Differential Accessibilities of Dibasic Prohormone Processing Sites of Proenkephalin to the Aqueous Environment Revealed by H−D Exchange Mass Spectrometry

Abstract

Proenkephalin (PE) is a prohormone containing dibasic sites that are cleaved by proteases to generate peptide neurotransmitters and hormones. Little is known about the conformational features of such protease cleavage sites within prohormone substrates. Therefore, the goal of this study was to investigate the relative accessibilities of multiple dibasic processing sites of PE by peptide amide hydrogen-deuterium exchange mass spectrometry (DXMS). DXMS demonstrated differences in the relative accessibilities of the KR, KK, and RR cleavage sites of PE to the aqueous environment.

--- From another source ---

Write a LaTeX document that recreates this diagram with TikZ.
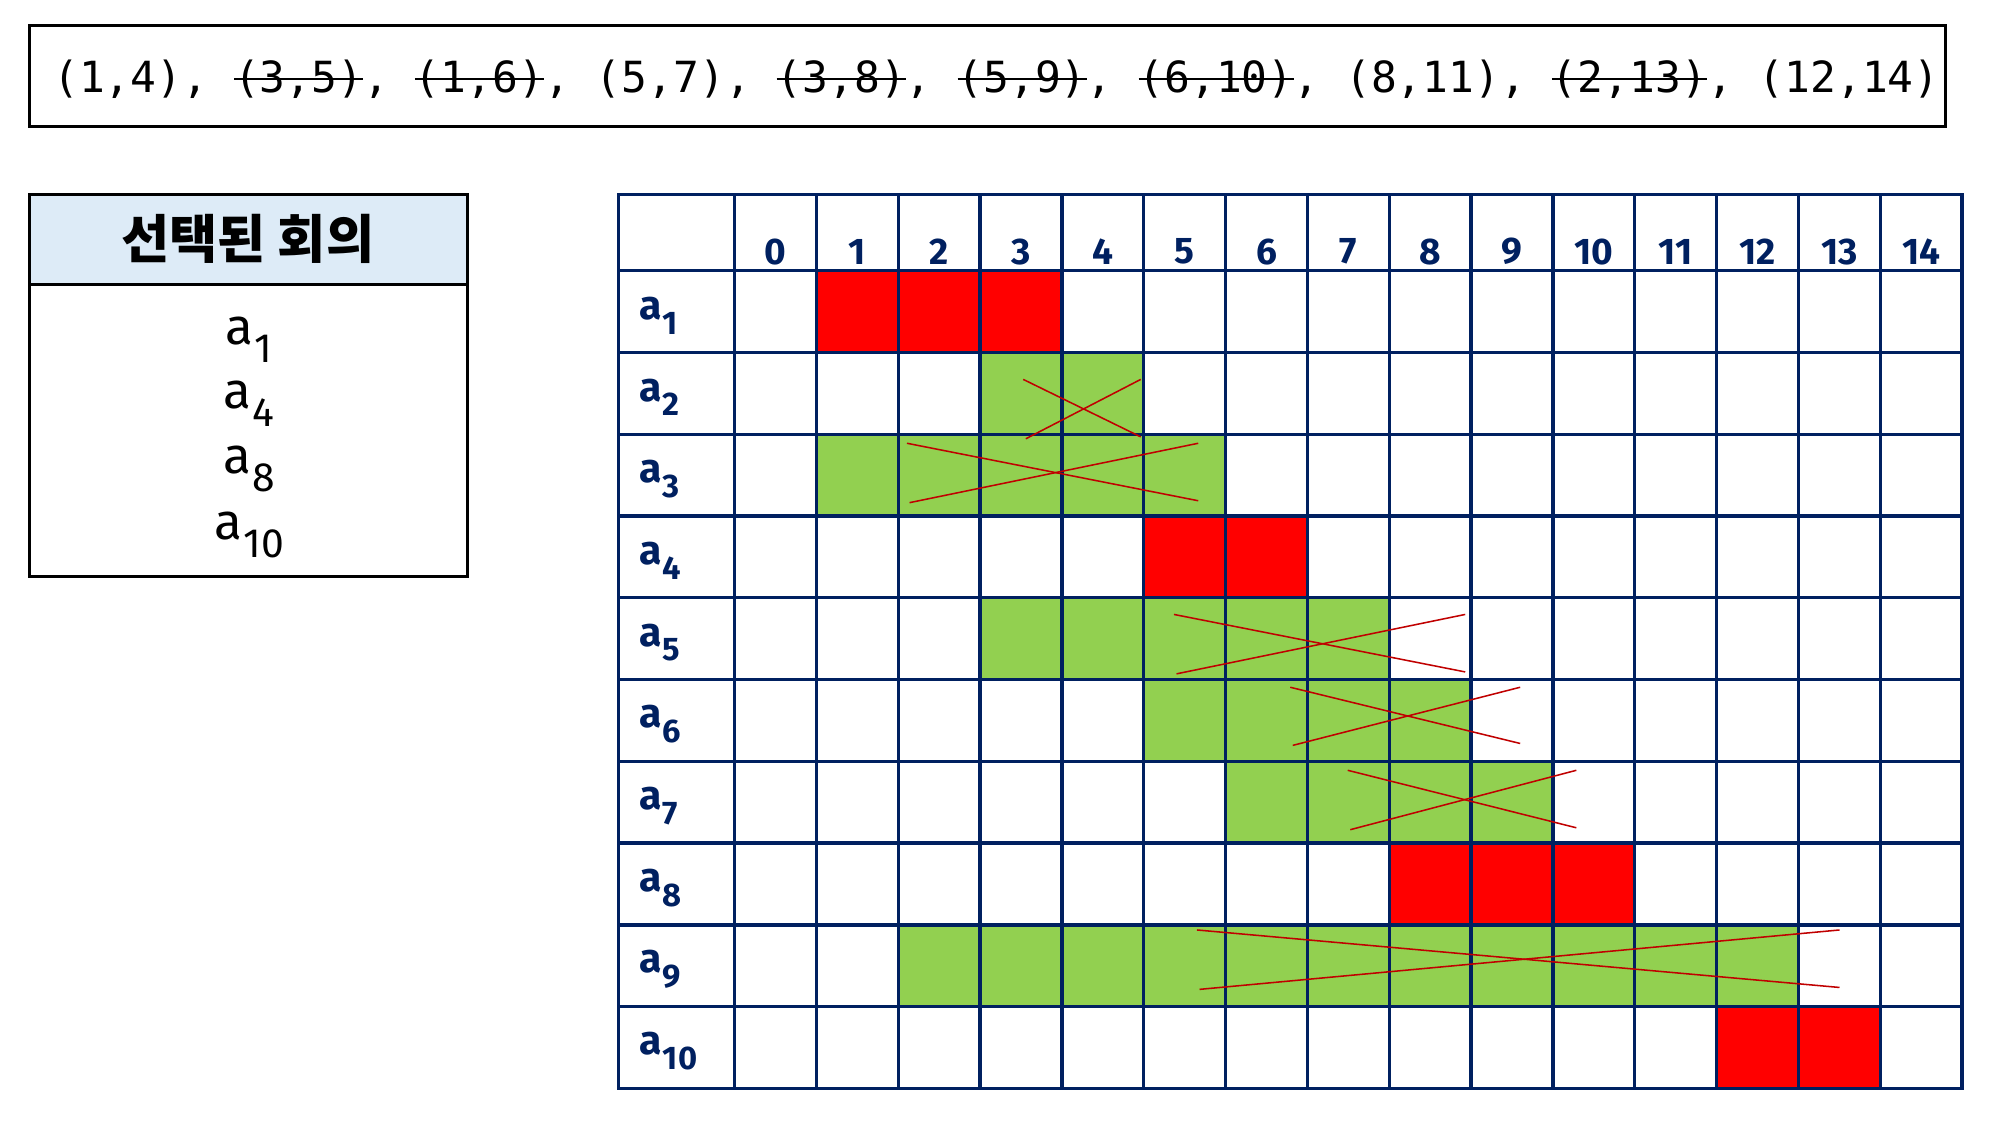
\documentclass[tikz,border=0pt]{standalone}
\usepackage{fontspec}
\usepackage{graphicx}
\setmainfont{Noto Sans CJK KR}
\newfontfamily\pairfont{DejaVu Sans Mono}
\newfontfamily\labelfont{Fira Sans}

\definecolor{gridnavy}{HTML}{002060}
\definecolor{pickred}{HTML}{FF0000}
\definecolor{dropgreen}{HTML}{92D050}
\definecolor{crossred}{HTML}{C00000}
\definecolor{headblue}{HTML}{DDEBF7}

\tikzstyle{framebox}=[draw=black,line width=1.1pt]
\tikzstyle{gridline}=[draw=gridnavy,line width=1.3pt]
\tikzstyle{chosencell}=[fill=pickred]
\tikzstyle{droppedcell}=[fill=dropgreen]
\tikzstyle{crossline}=[draw=crossred,line width=0.6pt]
\tikzstyle{numlabel}=[text=gridnavy,font=\labelfont\bfseries\fontsize{14.5}{14.5}\selectfont]
\tikzstyle{rowlabel}=[text=gridnavy,anchor=west,inner sep=0pt,font=\labelfont\bfseries\fontsize{16}{16}\selectfont]
\tikzstyle{picklabel}=[font=\labelfont\fontsize{20}{20}\selectfont]

\newcommand{\meet}[1]{a\kern0.03em\raisebox{-0.36em}{\scalebox{0.8}{#1}}}
\newsavebox{\strikebox}
\newcommand{\strike}[1]{\sbox{\strikebox}{#1}\rlap{\rule[0.28em]{\wd\strikebox}{0.8pt}}\usebox{\strikebox}}

\begin{document}
\begin{tikzpicture}[x=0.5pt,y=-0.5pt]
  \useasboundingbox (0,0) rectangle (1568,893);

  % list of meetings
  \draw[framebox] (23,20) rectangle (1523,99);
  \node (pairs) at (780,62) {\pairfont\fontsize{16.8}{16.8}\selectfont
    (1,4), \strike{(3,5)}, \strike{(1,6)}, (5,7), \strike{(3,8)}, \strike{(5,9)}, \strike{(6,10)}, (8,11), \strike{(2,13)}, (12,14)};

  % selected meetings
  \fill[headblue] (23,152) rectangle (366,223);
  \draw[framebox] (23,152) rectangle (366,451);
  \draw[framebox] (23,223) -- (366,223);
  \node[font=\bfseries\fontsize{20.5}{20.5}\selectfont] (title) at (194,187) {선택된 회의};
  \node[picklabel] (pick1) at (195,266) {\meet{1}};
  \node[picklabel] (pick4) at (195,316) {\meet{4}};
  \node[picklabel] (pick8) at (195,367) {\meet{8}};
  \node[picklabel] (pick10) at (195,419) {\meet{10}};

  % time table
  \foreach \r/\s/\f/\look in {1/1/4/chosencell, 2/3/5/droppedcell, 3/1/6/droppedcell,
      4/5/7/chosencell, 5/3/8/droppedcell, 6/5/9/droppedcell, 7/6/10/droppedcell,
      8/8/11/chosencell, 9/2/13/droppedcell, 10/12/14/chosencell}
    \fill[\look] ({575+64.07*\s},{148+64*\r}) rectangle ({575+64.07*\f},{212+64*\r});

  \foreach \r in {0,...,9}
    \draw[gridline] (484,{212+64*\r}) -- (1536,{212+64*\r});
  \foreach \c in {0,...,14}
    \draw[gridline] ({575+64.07*\c},152) -- ({575+64.07*\c},852);
  \draw[gridline] (484,152) rectangle (1536,852);

  \foreach \n in {0,...,14}
    \node[numlabel] (num\n) at ({607+64.07*\n},197) {\n};
  \foreach \r in {1,...,10}
    \node[rowlabel] (row\r) at (500,{183+64*\r}) {\meet{\r}};

  % rejected meetings
  \foreach \xa/\xb/\yt/\yb in {801/893/297/342, 710/938/347/392, 919/1147/481/526,
      1010/1190/538/582, 1055/1234/603/648, 937/1440/728/773} {
    \draw[crossline] (\xa,\yt) -- (\xb,\yb);
    \draw[crossline] ({\xa+2},{\yb+1.5}) -- (\xb,\yt);
  }
\end{tikzpicture}
\end{document}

DXMS assesses relative rates of exchange of hydrogens of the polypeptide backbone of PE with deuterium atoms from D(2)O (heavy water) in solvent. Analyses of peptides spanning each of the 12 dibasic PE cleavage sites illustrated differences in H-D exchange rates that reflect relative solvent accessibility. The mid-domain cleavage sites (dibasic sites 4-8) exhibited greater accessibility to the aqueous solvent compared to regions of the NH(2) and COOH domains (dibasic sites 2, 3, and 9-11, respectively). The NH(2)- and COOH-terminal domains both exhibited relatively high H-D exchange rates. The hydrogen exchange rate profile of PE, as well as its circular dichroism (CD) features for secondary structure, was modified in trifluoroethanol, an organic solvent that represents a more hydrophobic environment. These findings suggest that the dibasic protease cleavage sites of the PE prohormone with differences in accessibility to the aqueous environment undergo proteolytic processing to generate active neuropeptides for cell-cell communication in neuroendocrine systems.